Perdana Menteri Israel, Benjamin Netanyahu, kembali mengajukan permohonan untuk menunda kesaksiannya dalam kasus korupsi yang melibatkan dirinya. Demikian laporan kantor berita Anadolu Agency pada Ahad (24/11).
Alasan Netanyahu kali ini adalah terbitnya surat perintah penangkapan oleh Mahkamah Kriminal Internasional (ICC).
Kamis pekan lalu, ICC mengeluarkan surat perintah penangkapan terhadap Netanyahu dan mantan Menteri Pertahanan Yoav Gallant atas tuduhan kejahatan perang dan kejahatan terhadap kemanusiaan di Gaza.

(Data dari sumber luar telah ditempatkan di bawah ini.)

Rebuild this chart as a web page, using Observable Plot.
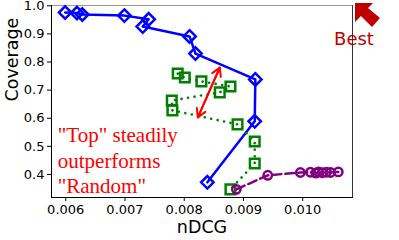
<!DOCTYPE html>
<html><head><meta charset="utf-8">
<script src="https://cdn.jsdelivr.net/npm/d3@7"></script>
<script src="https://cdn.jsdelivr.net/npm/@observablehq/plot@0.6"></script>
<style>body{margin:0;background:#fff}</style>
</head><body><div id="chart"></div>
<script>
const topX = [0.00599, 0.00619, 0.00628, 0.00699, 0.00740, 0.00730, 0.00809, 0.00819, 0.00920, 0.00919, 0.00839];
const topY = [0.976, 0.974, 0.969, 0.965, 0.952, 0.926, 0.891, 0.830, 0.738, 0.589, 0.372];
const randX = [0.00789, 0.00801, 0.00829, 0.00878, 0.00860, 0.00779, 0.00780, 0.00890, 0.00919, 0.00919, 0.00878];
const randY = [0.759, 0.745, 0.731, 0.713, 0.692, 0.663, 0.628, 0.578, 0.517, 0.439, 0.347];
const thirdX = [0.00888, 0.00941, 0.00996, 0.01013, 0.01022, 0.01027, 0.01033, 0.01040, 0.01047, 0.01060];
const thirdY = [0.347, 0.397, 0.407, 0.408, 0.405, 0.409, 0.406, 0.408, 0.407, 0.409];
const xTicks = [0.006, 0.007, 0.008, 0.009, 0.010];
const yTicks = [0.4, 0.5, 0.6, 0.7, 0.8, 0.9, 1.0];
const arrowEndsX = [0.00860, 0.00823];
const arrowEndsY = [0.780, 0.603];
const noteText = "\"Top\" steadily\noutperforms\n\"Random\"";
const noteX = 0.005865, noteY = 0.453;

const rec = (xs, ys) => xs.map((x, i) => ({x, y: ys[i]}));
const topD = rec(topX, topY), randD = rec(randX, randY), thirdD = rec(thirdX, thirdY);

const chart = Plot.plot({
  width: 399, height: 240,
  marginLeft: 51, marginRight: 47, marginTop: 5, marginBottom: 43,
  style: {fontFamily: "DejaVu Sans", fontSize: "13px", color: "black", background: "white"},
  x: {domain: [0.00576, 0.01084]},
  y: {domain: [0.318, 1.001]},
  marks: [
    Plot.axisX({ticks: xTicks, tickFormat: d3.format(".3f"), tickSize: 4, tickPadding: 3, label: null, stroke: "black"}),
    Plot.axisY({ticks: yTicks, tickFormat: d3.format(".1f"), tickSize: 4, tickPadding: 3, label: null, stroke: "black"}),
    Plot.frame({anchor: "top", stroke: "#999"}),
    Plot.frame({anchor: "right", stroke: "#333"}),
    Plot.frame({anchor: "left", stroke: "black"}),
    Plot.frame({anchor: "bottom", stroke: "black"}),
    Plot.text(["nDCG"], {frameAnchor: "bottom", dy: 30, fontSize: 17.5, lineAnchor: "middle"}),
    Plot.text(["Coverage"], {frameAnchor: "left", dx: -39, rotate: -90, fontSize: 17.5, lineAnchor: "middle"}),
    Plot.line(topD, {x: "x", y: "y", stroke: "blue", strokeWidth: 2.5}),
    Plot.dot(topD, {x: "x", y: "y", symbol: "diamond2", r: 5.6, stroke: "blue", strokeWidth: 2.5, fill: "none"}),
    Plot.line(randD, {x: "x", y: "y", stroke: "green", strokeWidth: 2.6, strokeDasharray: "0.1,6.5", strokeLinecap: "round"}),
    Plot.dot(randD, {x: "x", y: "y", symbol: "square2", r: 6.1, stroke: "green", strokeWidth: 2.5, fill: "none"}),
    Plot.line(thirdD, {x: "x", y: "y", stroke: "purple", strokeWidth: 2.5, strokeDasharray: "9,4"}),
    Plot.dot(thirdD, {x: "x", y: "y", r: 4.2, stroke: "purple", strokeWidth: 2.5, fill: "none"}),
    Plot.arrow([0], {x1: () => arrowEndsX[0], y1: () => arrowEndsY[0], x2: () => arrowEndsX[1], y2: () => arrowEndsY[1], stroke: "red", strokeWidth: 2, headLength: 7}),
    Plot.arrow([0], {x1: () => arrowEndsX[1], y1: () => arrowEndsY[1], x2: () => arrowEndsX[0], y2: () => arrowEndsY[0], stroke: "red", strokeWidth: 2, headLength: 7}),
    Plot.text([noteText], {x: () => noteX, y: () => noteY, text: d => d, textAnchor: "start", lineAnchor: "middle", lineHeight: 1.2, fontSize: 21, fill: "red", fontFamily: "Liberation Serif, Times New Roman, serif"})
  ]
});
document.getElementById("chart").appendChild(chart);

const svg = d3.select(chart);
svg.append("polygon")
  .attr("points", "355,3 373,3 368,8 380,18 372,27 361,16 355,22")
  .attr("fill", "#c00000");
svg.append("text")
  .attr("x", 354).attr("y", 45)
  .attr("font-family", "DejaVu Sans").attr("font-size", 18)
  .attr("fill", "#c00000")
  .text("Best");
</script>
</body></html>
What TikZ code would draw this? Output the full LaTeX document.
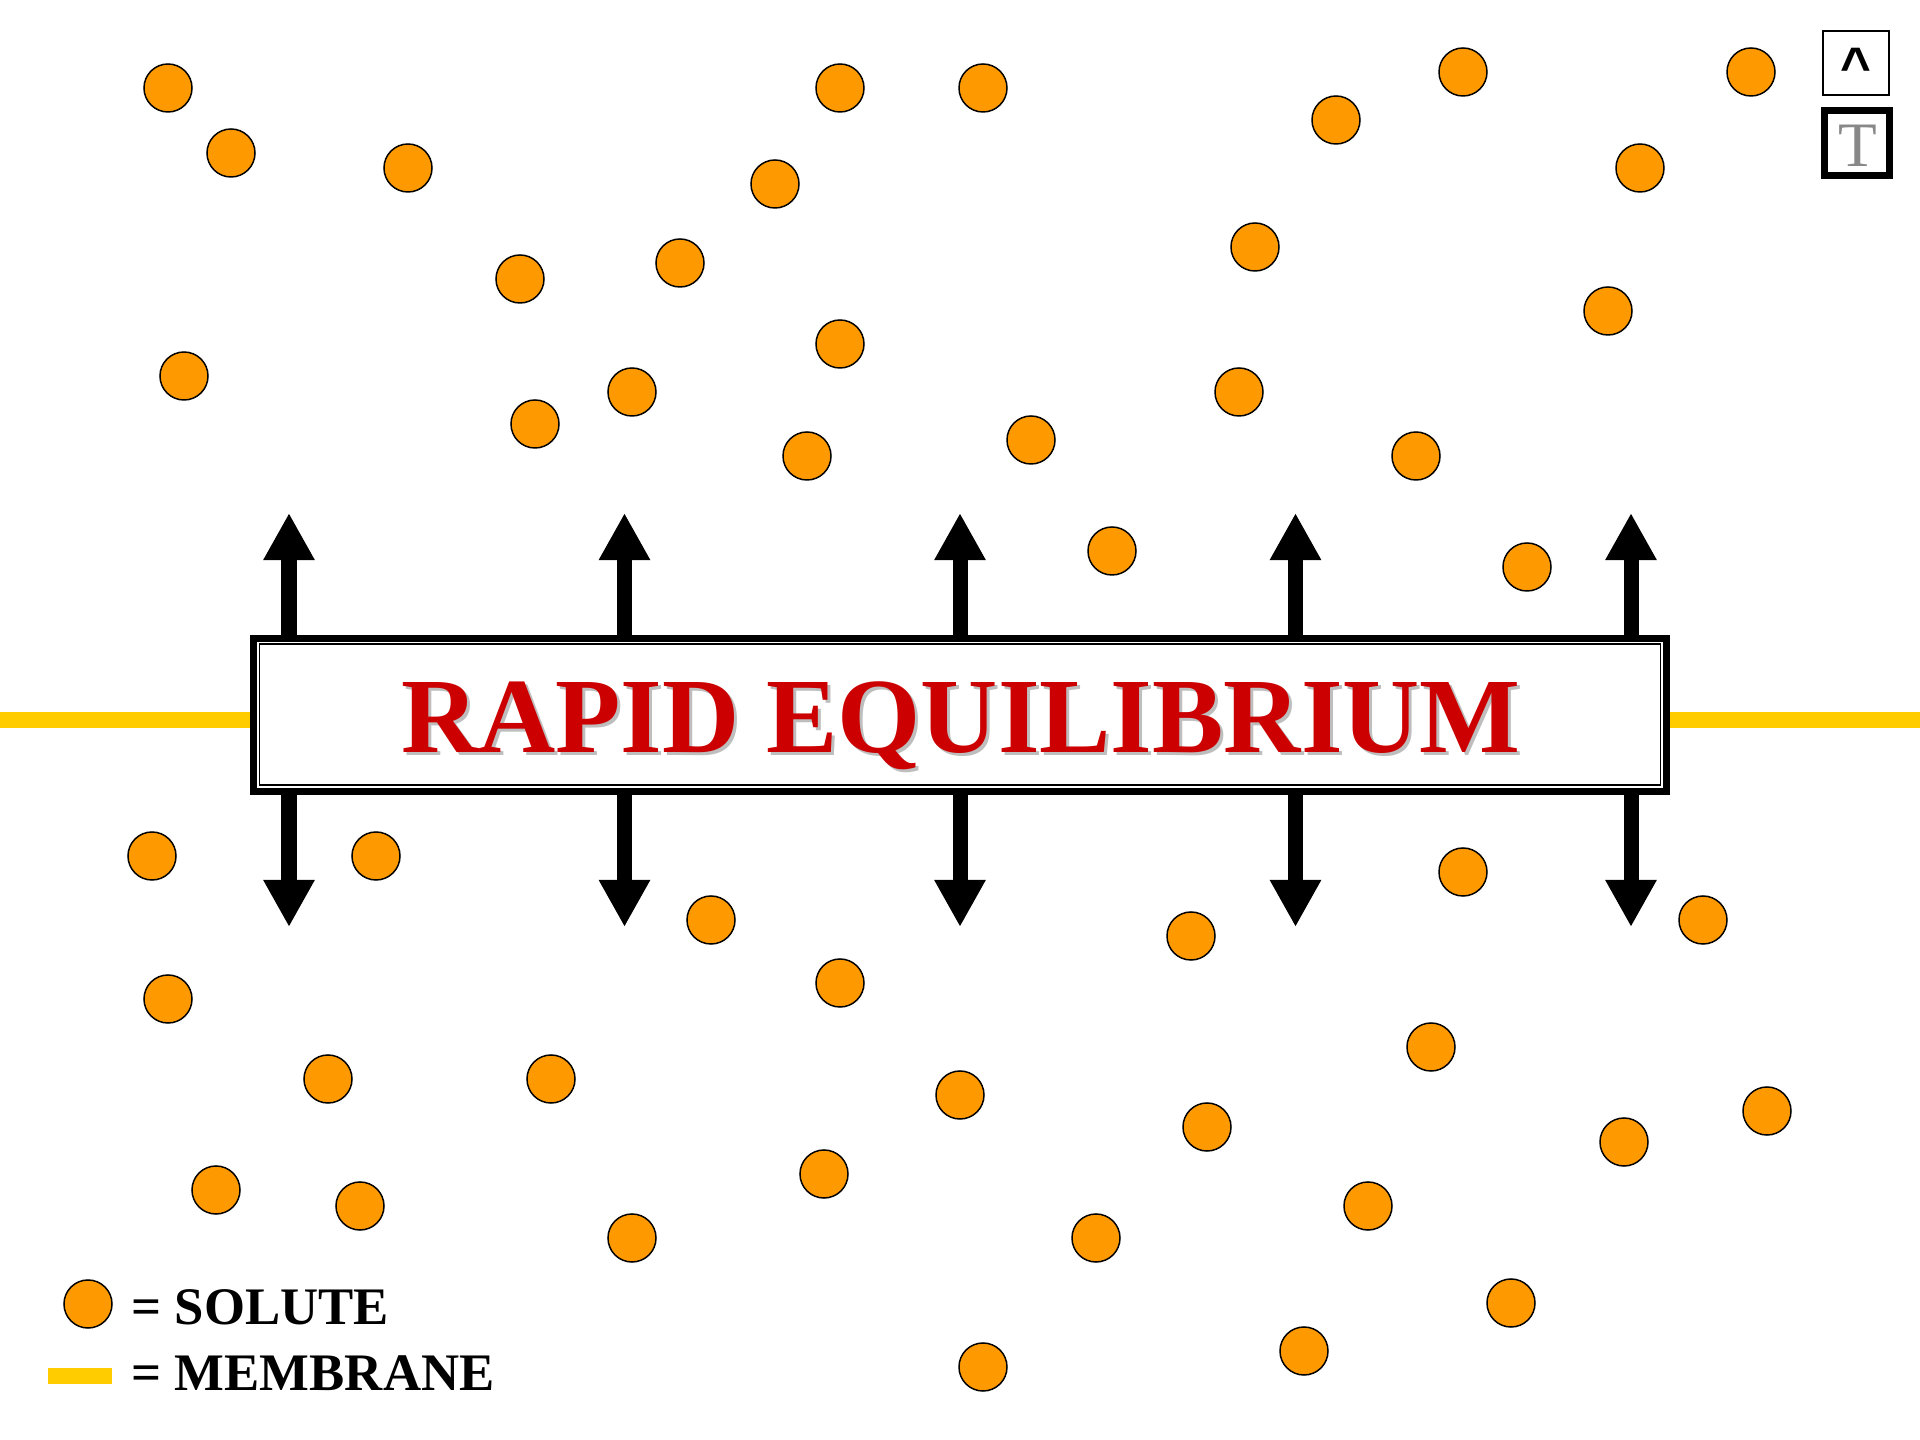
\documentclass[tikz,border=0pt]{standalone}
\usepackage{fontspec}
\setmainfont{Liberation Serif}
\newfontfamily\btnfont{Liberation Sans}
\usetikzlibrary{arrows.meta, positioning, calc}
\definecolor{soluteorange}{RGB}{255,153,0}
\definecolor{membraneyellow}{RGB}{255,204,0}
\definecolor{titlered}{RGB}{204,0,0}
\definecolor{shadowgray}{RGB}{190,190,190}
\definecolor{btngray}{RGB}{136,136,136}
\tikzset{
  solute/.style={circle, draw=black, fill=soluteorange, line width=0.42pt, minimum size=0.48cm, inner sep=0pt},
  membrane/.style={draw=membraneyellow, line width=0.16cm},
  flux/.style={-{Triangle[length=0.47cm, width=0.48cm]}, line width=0.15cm},
  eqframe/.style={rectangle, draw=black, fill=white, line width=0.07cm, minimum width=14.13cm, minimum height=1.53cm, inner sep=0pt},
  titletext/.style={anchor=base, inner sep=0pt, font=\fontsize{30.4}{30.4}\selectfont\bfseries},
  legendtext/.style={anchor=base west, inner sep=0pt, font=\fontsize{15}{15}\selectfont\bfseries},
}

\begin{document}
\begin{tikzpicture}[x=0.01cm, y=-0.01cm]
\useasboundingbox[fill=white] (0,0) rectangle (1920,1440);
% membrane with the equilibrium frame across it
\node (eqbox) [eqframe] at (960,715) {};
\coordinate (memL) at (0,720);
\coordinate (memR) at (1920,720);
\draw[membrane] (memL) -- (memL -| eqbox.west);
\draw[membrane] (memR) -- (memR -| eqbox.east);
\draw[line width=0.5pt] ([shift={(10,9)}]eqbox.north west) rectangle ([shift={(-10,-10)}]eqbox.south east);
\node (titleshadow) [titletext, text=shadowgray] at (964,756) {RAPID EQUILIBRIUM};
\node (title) [titletext, text=titlered] at (961,753) {RAPID EQUILIBRIUM};
% arrows through the membrane
\foreach \ax [count=\k] in {289,624.5,960,1295.5,1631} {
  \coordinate (up\k) at (\ax,513);
  \coordinate (down\k) at (\ax,927);
  \draw[flux] (up\k |- eqbox.north) -- (up\k);
  \draw[flux] (down\k |- eqbox.south) -- (down\k);
}
% solute particles
\foreach \px/\py [count=\i] in {168/88, 231/153, 408/168, 840/88, 983/88, 775/184, 1336/120, 1463/72,
  1751/72, 1640/168, 520/279, 680/263, 1255/247, 1608/311, 184/376, 840/344, 632/392, 535/424,
  1239/392, 807/456, 1031/440, 1416/456, 1112/551, 1527/567,
  152/856, 376/856, 711/920, 1463/872, 1191/936, 1703/920, 168/999, 840/983, 328/1079, 551/1079,
  960/1095, 1431/1047, 1207/1127, 1767/1111, 1624/1142, 216/1190, 360/1206, 824/1174, 1368/1206,
  632/1238, 1096/1238, 1511/1303, 1304/1351, 983/1367}
  \node (sol\i) [solute] at (\px,\py) {};
% legend
\node (keysolute) [solute] at (88,1304) {};
\node (keysolutetxt) [legendtext] at (131,1325) {= SOLUTE};
\node (keymembrane) [fill=membraneyellow, minimum width=0.64cm, minimum height=0.16cm, inner sep=0pt] at (80,1376) {};
\node (keymembranetxt) [legendtext] at (131,1391) {= MEMBRANE};
% navigation buttons
\node (upbtn) [draw, line width=0.4pt, minimum width=0.66cm, minimum height=0.64cm, inner sep=0pt] at (1856,63) {};
\node (upbtntxt) [anchor=base, inner sep=0pt, font=\btnfont\bfseries\fontsize{15}{15}\selectfont] at (1856,85) {\textasciicircum};
\node (tbtn) [draw, line width=0.07cm, minimum width=0.65cm, minimum height=0.65cm, inner sep=0pt] at (1857,143) {};
\draw[line width=0.4pt] ([shift={(4.5,4.5)}]tbtn.north west) rectangle ([shift={(-4.5,-4.5)}]tbtn.south east);
\node (tbtntxt) [anchor=base, inner sep=0pt, text=btngray, font=\fontsize{18}{18}\selectfont] at (1858,167) {T};
\end{tikzpicture}
\end{document}
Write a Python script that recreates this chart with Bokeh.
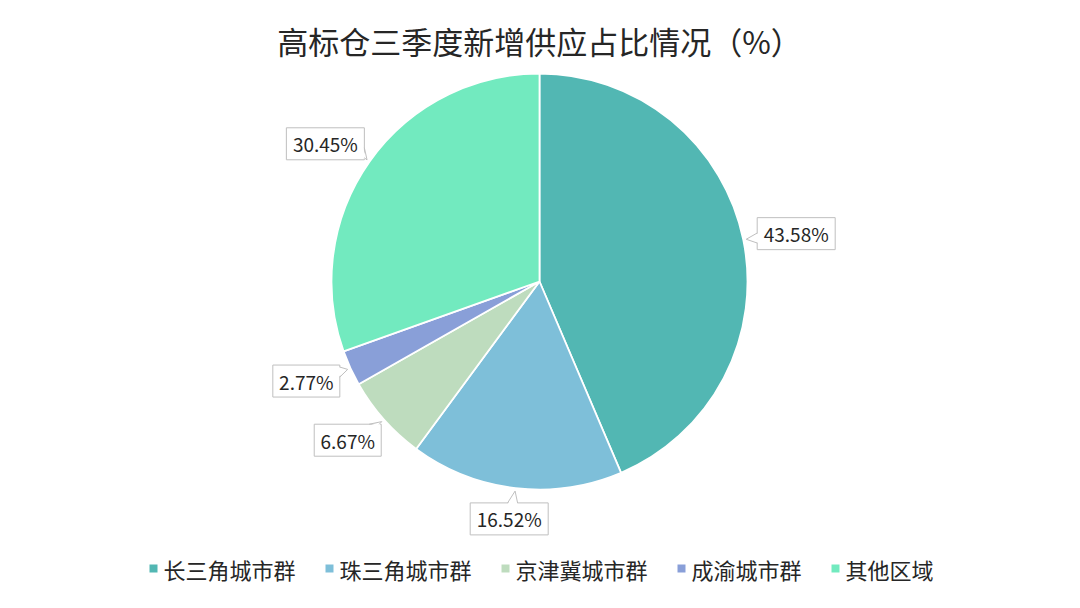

Netanyahu dijadwalkan memberikan kesaksian di pengadilan pada 2 Desember mendatang terkait tuduhan suap, pelanggaran kepercayaan, dan penipuan yang dihadapinya.
Saluran berita Israel, Channel 12 melaporkan, Netanyahu mengajukan permintaan lain ke Pengadilan Distrik Yerusalem untuk menunda kesaksiannya selama 15 hari.”
Ia beralasan tim pembela belum siap untuk kesaksian yang dijadwalkan pada sesi pekan depan. Dia berjanji, penundaan ini adalah permintaan singkat dan terakhir, dengan pertimbangan yang diperlukan.
Netanyahu dan tim pembelanya mengaitkan permintaan penundaan ini dengan surat perintah ICC sebagai alasan tambahan.
Menurut laporan harian Haaretz, kantor Netanyahu sebelumnya telah meminta badan keamanan Shin Bet untuk memberikan opini yang memungkinkan Netanyahu menghindari persidangan.
Namun, Shin Bet menolak memberikan pendapat, dan justru meluncurkan penyelidikan mendalam, sambil tetap memenuhi persyaratan keamanan bagi perdana menteri.
Laporan tersebut juga menyebut bahwa Netanyahu menghadapi tekanan dari keluarga dan orang-orang dekatnya untuk memecat kepala Shin Bet, Ronen Bar, setelah badan tersebut menolak permintaan Netanyahu.
Ini bukan pertama kalinya Netanyahu berusaha menghindari kehadiran di pengadilan. Dua pekan lalu, pengadilan menolak permintaan Netanyahu untuk menunda kesaksiannya dengan alasan keterlibatannya dalam konflik yang sedang berlangsung di Gaza dan Lebanon.
Sejak serangan Hamas tahun lalu, Israel melancarkan perang di Jalur Gaza yang menewaskan lebih dari 44.200 orang—kebanyakan perempuan dan anak-anak—serta melukai lebih dari 104.500 lainnya.
Konflik ini juga meluas ke Lebanon, dengan serangan udara mematikan yang dilakukan Israel di wilayah tersebut, menandai eskalasi dari ketegangan lintas batas antara Israel dan Hizbullah selama setahun terakhir.